A little over a month after the Charlie Hebdo attack in Paris over sacrilegious cartoons, three Muslim students were shot dead in Chapel Hill, North Carolina, United States.
While the incidents are in not linked to each other and have occurred in different continents, the media coverage and terminology associated with the attacks has bewildered some while angered others.
With the media quick to label the storming of Charlie Hebdo offices an 'act of terrorism' and the murder of three, Deah Shaddy Barakat, 23, his wife Yusor Mohammad, 21, and her sister Razan Mohammad Abu-Salha, 19 a 'hate crime', many people lashed on social networking site Twitter, highlighting what they termed 'double standards'. Some, even made powerful cartoons in honour of the victims.
A cartoon posted on Twitter showing a woman wearing a head scarf and holding a poster reads: My name is Yusor, my husband is Deah, my sister is Razan, we were killed by a terrorist called Craig.
46-year-old Craig Stephen Hicks has been charged with three counts of murder over the killings which sparked outrage amongst Muslims worldwide.
The families of the students called for the horrific triple-homicide to be investigated as a hate crime as US police indicated a parking dispute had triggered the killings.

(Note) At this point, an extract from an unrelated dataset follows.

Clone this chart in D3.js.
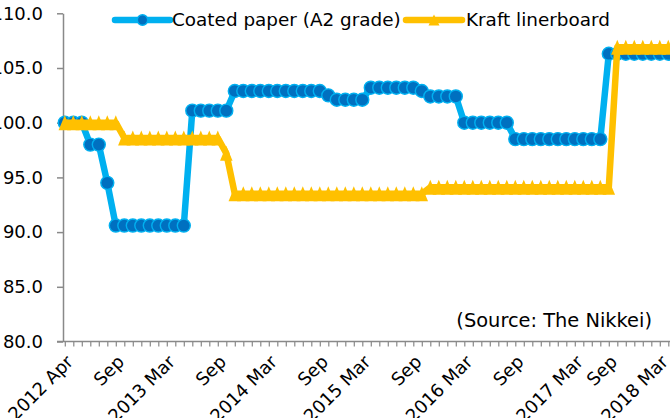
<!DOCTYPE html>
<html>
<head>
<meta charset="utf-8">
<script src="https://cdn.jsdelivr.net/npm/d3@7/dist/d3.min.js"></script>
<style>
  html, body { margin: 0; padding: 0; background: #fff; overflow: hidden; }
  text { font-family: "DejaVu Sans", Verdana, sans-serif; fill: #000; }
</style>
</head>
<body>
<svg id="chart" width="670" height="418"></svg>
<script>
// Monthly price index, April 2012 to March 2018 (72 months)
const coated = [
  100.0, 100.0, 100.0, 98.0, 98.0, 94.5,
  90.6, 90.6, 90.6, 90.6, 90.6, 90.6, 90.6, 90.6, 90.6,
  101.1, 101.1, 101.1, 101.1, 101.1,
  102.9, 102.9, 102.9, 102.9, 102.9, 102.9, 102.9, 102.9, 102.9, 102.9, 102.9,
  102.5,
  102.1, 102.1, 102.1, 102.1,
  103.2, 103.2, 103.2, 103.2, 103.2, 103.2,
  102.9,
  102.4, 102.4, 102.4, 102.4,
  100.0, 100.0, 100.0, 100.0, 100.0, 100.0,
  98.5, 98.5, 98.5, 98.5, 98.5, 98.5, 98.5, 98.5, 98.5, 98.5, 98.5,
  106.3, 106.3, 106.3, 106.3, 106.3, 106.3, 106.3, 106.3
];
const kraft = [
  100.0, 100.0, 100.0, 100.0, 100.0, 100.0, 100.0,
  98.6, 98.6, 98.6, 98.6, 98.6, 98.6, 98.6, 98.6, 98.6, 98.6, 98.6, 98.6,
  97.2,
  93.5, 93.5, 93.5, 93.5, 93.5, 93.5, 93.5, 93.5, 93.5, 93.5, 93.5, 93.5,
  93.5, 93.5, 93.5, 93.5, 93.5, 93.5, 93.5, 93.5, 93.5, 93.5, 93.5,
  94.1, 94.1, 94.1, 94.1, 94.1, 94.1, 94.1, 94.1, 94.1, 94.1, 94.1,
  94.1, 94.1, 94.1, 94.1, 94.1, 94.1, 94.1, 94.1, 94.1, 94.1, 94.1,
  106.9, 106.9, 106.9, 106.9, 106.9, 106.9, 106.9
];
const seriesNames = ["Coated paper (A2 grade)", "Kraft linerboard"];
const yTicks = [80, 85, 90, 95, 100, 105, 110];
// category positions that carry a label on the time axis
const labelIndex = [0, 6, 12, 18, 24, 30, 35, 41, 47, 53, 60, 64, 70];
const labelText = ["2012 Apr", "Sep", "2013 Mar", "Sep", "2014 Mar", "Sep", "2015 Mar",
                   "Sep", "2016 Mar", "Sep", "2017 Mar", "Sep", "2018 Mar"];
const sourceNote = "(Source: The Nikkei)";

const BLUE = "#00B0F0", BLUE_DARK = "#0070C0", GOLD = "#FFC000", AXIS = "#898989";

const svg = d3.select("#chart");
const plotLeft = 63, plotRight = 672;

const x = d3.scalePoint()
  .domain(d3.range(coated.length))
  .range([64.8, 668.3]);
const y = d3.scaleLinear().domain([80, 110]).range([341.5, 13.3]);

// y axis
const yAxis = svg.append("g")
  .attr("transform", `translate(${plotLeft},0)`)
  .call(d3.axisLeft(y).tickValues(yTicks).tickFormat(d3.format(".1f"))
    .tickSize(6).tickSizeOuter(0).tickPadding(14));
yAxis.select(".domain").attr("stroke", AXIS).attr("stroke-width", 1.5);
yAxis.selectAll(".tick line").attr("stroke", AXIS).attr("stroke-width", 1.5);
yAxis.selectAll(".tick text").attr("font-size", 18).attr("fill", "#000")
  .style("font-family", '"DejaVu Sans", Verdana, sans-serif');

// x axis: small tick at every month
const xAxis = svg.append("g")
  .attr("transform", `translate(0,${y(80)})`)
  .call(d3.axisBottom(x).tickSize(5).tickSizeOuter(0).tickFormat(""));
xAxis.select(".domain").remove();
xAxis.selectAll(".tick line").attr("stroke", AXIS).attr("stroke-width", 1.2);
xAxis.append("line")
  .attr("x1", plotLeft - 6).attr("x2", plotRight)
  .attr("y1", 0).attr("y2", 0)
  .attr("stroke", AXIS).attr("stroke-width", 1.5);

// rotated month labels
svg.append("g").selectAll("text")
  .data(labelIndex)
  .join("text")
  .attr("transform", d => `translate(${x(d) + 5},${y(80) + 17}) rotate(-45)`)
  .attr("text-anchor", "end")
  .attr("dy", "0.35em")
  .attr("font-size", 18)
  .text((d, i) => labelText[i]);

// source note
svg.append("text")
  .attr("x", 652).attr("y", 327)
  .attr("text-anchor", "end")
  .attr("font-size", 19.4)
  .text(sourceNote);

const line = d3.line().x((d, i) => x(i)).y(d => y(d));

// triangle marker, centred on its bounding box
const tri = (cx, cy, h, w) =>
  `M${cx},${cy - h / 2}L${cx + w / 2},${cy + h / 2}L${cx - w / 2},${cy + h / 2}Z`;

// coated paper series
svg.append("path").datum(coated)
  .attr("d", line).attr("fill", "none")
  .attr("stroke", BLUE).attr("stroke-width", 6.5).attr("stroke-linejoin", "round");
svg.append("g").selectAll("circle")
  .data(coated).join("circle")
  .attr("cx", (d, i) => x(i)).attr("cy", d => y(d)).attr("r", 6.5)
  .attr("fill", BLUE_DARK).attr("stroke", BLUE).attr("stroke-width", 1.4);

// kraft linerboard series
svg.append("path").datum(kraft)
  .attr("d", line).attr("fill", "none")
  .attr("stroke", GOLD).attr("stroke-width", 6.5).attr("stroke-linejoin", "round");
svg.append("g").selectAll("path")
  .data(kraft).join("path")
  .attr("d", (d, i) => tri(x(i), y(d), 15, 12.5))
  .attr("fill", GOLD);

// legend
const lg = svg.append("g");
lg.append("line").attr("x1", 115).attr("x2", 170).attr("y1", 20).attr("y2", 20)
  .attr("stroke", BLUE).attr("stroke-width", 6.5).attr("stroke-linecap", "round");
lg.append("circle").attr("cx", 142.5).attr("cy", 20).attr("r", 5.2)
  .attr("fill", BLUE_DARK).attr("stroke", BLUE).attr("stroke-width", 1.5);
lg.append("text").attr("x", 172).attr("y", 20).attr("dy", "0.35em")
  .attr("font-size", 18.4).text(seriesNames[0]);
lg.append("line").attr("x1", 406).attr("x2", 462).attr("y1", 20).attr("y2", 20)
  .attr("stroke", GOLD).attr("stroke-width", 6.5).attr("stroke-linecap", "round");
lg.append("path").attr("d", tri(434, 20, 11, 11)).attr("fill", GOLD);
lg.append("text").attr("x", 466).attr("y", 20).attr("dy", "0.35em")
  .attr("font-size", 18.4).text(seriesNames[1]);
</script>
</body>
</html>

Police said on Wednesday they believed a parking dispute was the catalyst for the attack but added they had not ruled out the possibility that hatred of Muslims had motivated Hicks.
But people were not satisfied with the response, as another tweeted:
The carefully worded statements of investigators contrasted sharply with the anguished reaction of the victim’s families, who insisted police treat the killing as a “hate crime.”
“This was not a dispute over a parking space; this was a hate crime,” said Mohammad Abu-Salha, the psychiatrist father of the two women shot dead.
“This man had picked on my daughter and her husband a couple of times before, and he talked with them with his gun in his belt.”